Work chat apps are making you paranoid — and that’s a good thing

Your private office Slack messages about the decisions of so-and-so have more power than you think. A new study has found that just knowing the existence of an online whisper network at an organization can cause teams to change how they act to others in the group.

Existence of secret group chats motivates more discussion between opposing groups

In a new study, researchers at INSEAD, Columbia Business School, and Singapore Management University proposed that we change how we act when we know people can talk behind our backs online because private backchannels make people in the majority feel less powerful.
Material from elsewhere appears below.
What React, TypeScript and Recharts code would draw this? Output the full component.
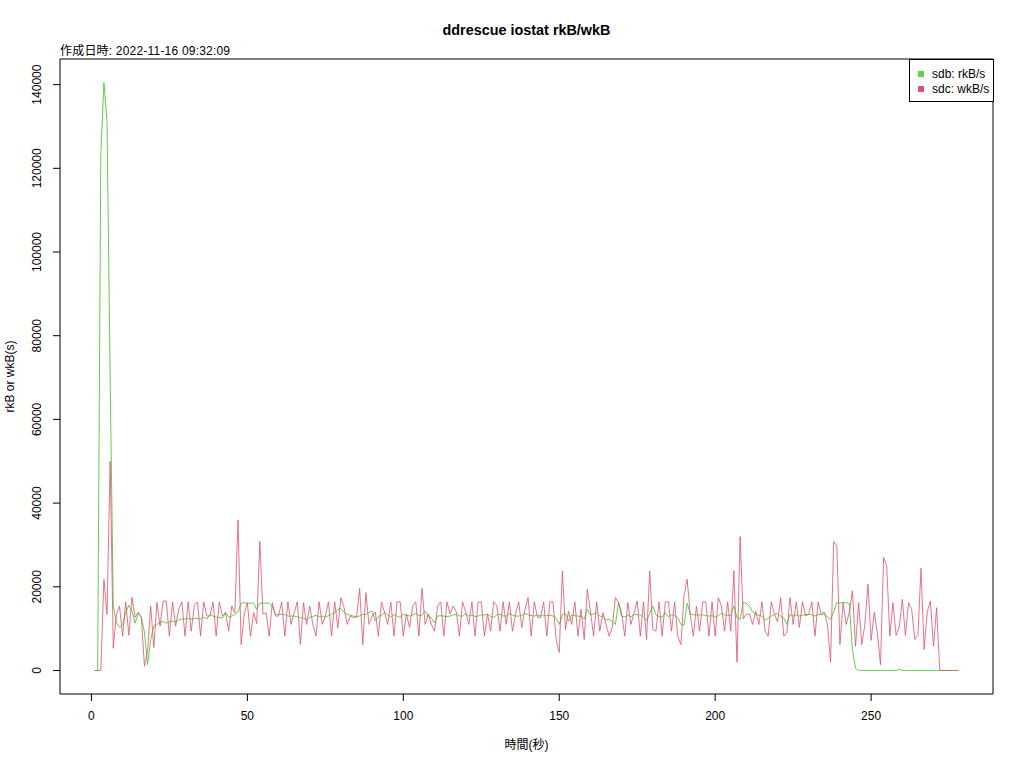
import React from 'react';
import { LineChart, Line, XAxis, YAxis, ReferenceArea } from 'recharts';

const sdbReadKB: number[] = [
  0, 0, 123000, 140500, 131000, 70000, 15400, 11500, 10300, 11000,
  13900, 15600, 14200, 11300, 13700, 12700, 9100, 1400, 7400, 10600,
  11000, 11500, 11700, 11300, 11600, 11800, 11600, 12100, 12300, 12300,
  12400, 12300, 12400, 12400, 12300, 12700, 12300, 13400, 13000, 12700,
  12700, 12500, 13900, 12700, 13000, 13400, 14000, 16100, 16200, 16000,
  16100, 16100, 14600, 16100, 16100, 16100, 16100, 15400, 13400, 13400,
  13400, 13400, 13000, 13000, 13000, 12800, 12700, 12500, 12100, 12700,
  12900, 13200, 12800, 13000, 12700, 13100, 13400, 13900, 14600, 14800,
  13900, 13400, 13200, 13000, 12900, 13000, 13400, 13400, 13900, 14200,
  11800, 12900, 13200, 13900, 13300, 12700, 13400, 13000, 12700, 13400,
  13200, 13000, 13300, 13600, 13100, 13200, 14200, 13000, 12500, 11400,
  13000, 13100, 13000, 12900, 13000, 13300, 13400, 13000, 13000, 13600,
  13000, 13300, 12900, 13000, 13300, 13200, 13500, 12900, 12700, 13300,
  13400, 13000, 13000, 13600, 13200, 13000, 13000, 13200, 13600, 13300,
  13100, 13000, 13300, 13000, 13300, 13100, 13200, 13000, 12500, 11000,
  13300, 13600, 11800, 13300, 13100, 13000, 12900, 12300, 14600, 13300,
  13500, 13800, 13000, 12900, 12100, 12200, 11800, 11000, 16300, 13000,
  12800, 13300, 12800, 13500, 13300, 13300, 12800, 11900, 13600, 15400,
  13300, 12900, 12700, 13800, 12800, 13300, 13200, 12600, 11000, 10800,
  16100, 13500, 13300, 13300, 13200, 13300, 13100, 13000, 13100, 12700,
  13100, 13700, 13300, 13100, 13200, 15400, 12600, 12200, 16300, 16000,
  15300, 14000, 13400, 13200, 13000, 12000, 12500, 13000, 13400, 13600,
  13000, 12500, 11000, 13400, 13000, 13300, 13000, 13200, 13400, 13400,
  13300, 13000, 13400, 13300, 13600, 12700, 12200, 14000, 16300, 16100,
  16300, 16200, 16000, 5000, 500, 0, 0, 0, 0, 0,
  0, 0, 0, 0, 0, 0, 0, 0, 300, 0,
  0, 0, 0, 0, 0, 0, 0, 0, 0, 0,
  0, 0, 0, 0, 0, 0, 0, 0,
];

const sdcWriteKB: number[] = [
  0, 0, 0, 21800, 13400, 50000, 5300, 13400, 15400, 8200,
  16400, 8400, 17500, 12700, 13900, 12700, 1000, 4600, 15400, 5500,
  16300, 10600, 16600, 16600, 8200, 16400, 10600, 14600, 16400, 8200,
  16400, 9400, 15600, 16400, 8200, 16400, 13000, 13000, 16400, 8200,
  16400, 13000, 13800, 9400, 15400, 13800, 36000, 6200, 13500, 16200,
  8200, 13800, 11200, 30900, 13500, 13800, 8200, 16200, 13000, 13000,
  16400, 8200, 16400, 11000, 13800, 16400, 6200, 16200, 11000, 15400,
  11000, 8200, 16400, 11000, 13000, 16400, 8200, 16400, 10200, 17400,
  15000, 11000, 13000, 12700, 12700, 19600, 6200, 18600, 11000, 13000,
  14000, 8200, 16400, 13800, 11000, 16400, 8200, 16400, 16400, 8200,
  13500, 10300, 15400, 16400, 8200, 19600, 11000, 13500, 11000, 9400,
  15400, 16400, 8200, 16400, 13500, 15400, 14000, 8200, 16400, 14000,
  11000, 16400, 8200, 16400, 16400, 8200, 13500, 9400, 16400, 15400,
  9400, 16400, 11000, 16400, 9400, 13500, 16400, 10300, 14600, 17400,
  8200, 16400, 12700, 12700, 16400, 8200, 16400, 16400, 7400, 4300,
  23800, 9800, 14200, 11000, 16400, 8200, 14600, 7400, 19400, 14200,
  8200, 16400, 9400, 13800, 11000, 8200, 10300, 17400, 16200, 13800,
  8200, 16200, 11000, 13800, 16600, 8200, 16400, 7400, 23800, 9800,
  9400, 16400, 8200, 16400, 16400, 9400, 16400, 8200, 6200, 17800,
  21800, 13500, 8200, 15400, 9400, 16400, 16400, 8200, 16400, 8200,
  17400, 15400, 9400, 16400, 9400, 23800, 2000, 32000, 12300, 13500,
  13500, 11000, 14200, 11000, 16400, 9400, 8200, 16400, 13500, 11600,
  17400, 8200, 9000, 17400, 11000, 16400, 10300, 16400, 13000, 13500,
  16400, 8200, 16400, 13500, 13900, 11000, 2000, 30800, 29800, 6200,
  16200, 11000, 13900, 19000, 5800, 16200, 6200, 11000, 20600, 7200,
  13900, 9000, 1400, 27000, 25000, 8200, 16200, 8400, 10300, 17000,
  8400, 16200, 14600, 7400, 8400, 24400, 5000, 14000, 16600, 5800,
  15000, 0, 0, 0, 0, 0, 0, 0,
];

const seconds: number[] = sdbReadKB.map((_, i) => i + 1);

const xTicks = [0, 50, 100, 150, 200, 250];
const yTicks = [0, 20000, 40000, 60000, 80000, 100000, 120000, 140000];

const titleText = 'ddrescue iostat rkB/wkB';
const subtitleText = '作成日時: 2022-11-16 09:32:09';
const xLabel = '時間(秒)';
const yLabel = 'rkB or wkB(s)';
const seriesNames = ['sdb: rkB/s', 'sdc: wkB/s'];
const seriesColors = ['#61D04F', '#DF536B'];

const data = seconds.map((t, i) => ({ t, sdb: sdbReadKB[i], sdc: sdcWriteKB[i] }));

const xMin = 1, xMax = 278;
const xPad = (xMax - xMin) * 0.04;
const yMin = 0, yMax = 140500;
const yPad = (yMax - yMin) * 0.04;
const xDomain: [number, number] = [xMin - xPad, xMax + xPad];
const yDomain: [number, number] = [yMin - yPad, yMax + yPad];

const FONT = '"Liberation Sans", Arial, Helvetica, sans-serif';
const CJK = '"Liberation Sans", "Noto Sans CJK JP", sans-serif';

const YTick = (props: any) => {
  const { x, y, payload } = props;
  return (
    <text
      x={x}
      y={y}
      transform={`rotate(-90, ${x}, ${y})`}
      textAnchor="middle"
      fontSize={12}
      fontFamily={FONT}
      fill="#000"
    >
      {payload.value}
    </text>
  );
};

const XTick = (props: any) => {
  const { x, y, payload } = props;
  return (
    <text x={x} y={y} textAnchor="middle" fontSize={12} fontFamily={FONT} fill="#000">
      {payload.value}
    </text>
  );
};

export default function App() {
  return (
    <div style={{ position: 'absolute', left: 0, top: 0, width: 1024, height: 768, background: '#fff' }}>
      <LineChart
        width={1024}
        height={768}
        data={data}
        margin={{ top: 59, right: 31, bottom: 0, left: 0 }}
      >
        <XAxis
          dataKey="t"
          type="number"
          domain={xDomain}
          allowDataOverflow
          ticks={xTicks}
          height={74}
          axisLine={false}
          tickSize={7}
          tickLine={{ stroke: '#000' }}
          tickMargin={19}
          tick={<XTick />}
          interval={0}
          label={(p: any) => {
            const vb = p.viewBox;
            return (
              <text
                x={vb.x + vb.width / 2}
                y={vb.y + 55}
                textAnchor="middle"
                fontSize={12}
                fontFamily={CJK}
                fill="#000"
              >
                {xLabel}
              </text>
            );
          }}
        />
        <YAxis
          type="number"
          domain={yDomain}
          allowDataOverflow
          ticks={yTicks}
          width={60}
          axisLine={false}
          tickSize={7}
          tickLine={{ stroke: '#000' }}
          tickMargin={12}
          tick={<YTick />}
          interval={0}
          label={(p: any) => {
            const vb = p.viewBox;
            const cx = 14;
            const cy = vb.y + vb.height / 2;
            return (
              <text
                x={cx}
                y={cy}
                transform={`rotate(-90, ${cx}, ${cy})`}
                textAnchor="middle"
                fontSize={12}
                fontFamily={FONT}
                fill="#000"
              >
                {yLabel}
              </text>
            );
          }}
        />
        <ReferenceArea
          x1={xDomain[0]}
          x2={xDomain[1]}
          y1={yDomain[0]}
          y2={yDomain[1]}
          fill="none"
          fillOpacity={0}
          stroke="#000"
          strokeWidth={1}
          ifOverflow="visible"
        />
        <Line
          type="linear"
          dataKey="sdb"
          name={seriesNames[0]}
          stroke={seriesColors[0]}
          strokeWidth={1}
          dot={false}
          activeDot={false}
          isAnimationActive={false}
        />
        <Line
          type="linear"
          dataKey="sdc"
          name={seriesNames[1]}
          stroke={seriesColors[1]}
          strokeOpacity={0.8}
          strokeWidth={1}
          dot={false}
          activeDot={false}
          isAnimationActive={false}
        />
      </LineChart>
      <div
        style={{
          position: 'absolute',
          left: 60,
          width: 933,
          top: 21,
          textAlign: 'center',
          fontFamily: FONT,
          fontWeight: 'bold',
          fontSize: 14.4,
          lineHeight: '18px',
          color: '#000',
        }}
      >
        {titleText}
      </div>
      <div
        style={{
          position: 'absolute',
          left: 60,
          top: 44,
          fontFamily: CJK,
          fontSize: 12,
          lineHeight: '14px',
          letterSpacing: '0.2px',
          color: '#000',
          whiteSpace: 'nowrap',
        }}
      >
        {subtitleText}
      </div>
      <div
        style={{
          position: 'absolute',
          left: 909,
          top: 59,
          width: 83,
          height: 41,
          border: '1px solid #000',
          background: '#fff',
          fontFamily: FONT,
          fontSize: 12,
          color: '#000',
        }}
      >
        {seriesNames.map((name, i) => (
          <div
            key={name}
            style={{
              position: 'absolute',
              left: 8,
              top: 7 + i * 15,
              height: 14,
              lineHeight: '14px',
              display: 'flex',
              alignItems: 'center',
              whiteSpace: 'nowrap',
            }}
          >
            <span
              style={{
                display: 'inline-block',
                width: 6,
                height: 6,
                background: seriesColors[i],
                marginRight: 8,
              }}
            />
            <span>{name}</span>
          </div>
        ))}
      </div>
    </div>
  );
}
That sense of powerlessness, in turn, “motivates majority opinion holders to process unique information offered by the minority more deeply.”

In other words, people in the majority feel like they have to take minority opinions more seriously when there’s a threat to their power. And the secret discussion opportunities that technology makes easily available provide that threat.

The power of private group chat

The researchers’ hypothesis held true in a series of experiments. The researchers found that telling participants in the majority about the existence of a private group chat was enough to spur them to reach across party lines and seek more information, ask more questions, and engage in more dialogue from participants with minority viewpoints. This held true even when only a small subset of team members actually used the secret conversations opportunities.

The mere presence of a private group chat was enough to change team dynamics. Even if their opinion was securely in the majority, majority holders still wanted to know what others were saying if they knew there was a private chat.

A force for good

Researchers suggested that the facilitation of diverse perspectives can make these online secret whisper networks a force for good. If managers want to create better debates and foster new perspectives, they should encourage these private groups chats. “When managers expect majority and minority factions to emerge and unique perspectives need to surface to make better decisions, they may want to emphasize the various conversation opportunities that team members have in order to limit the majority’s powerful position,” the study suggests.

Whisper networks already provide value for women in the workplace to warn each other against workplace harassers without fear of reprisal. This study shows that these secret backchannels can also level the playing field to not just distribute sensitive information, but to influence it.

Even though you may be one dissenting voice at the office, a private whisper network of Slack channels, group chats, and direct messages can raise your voice into one that can be heard in a crowd.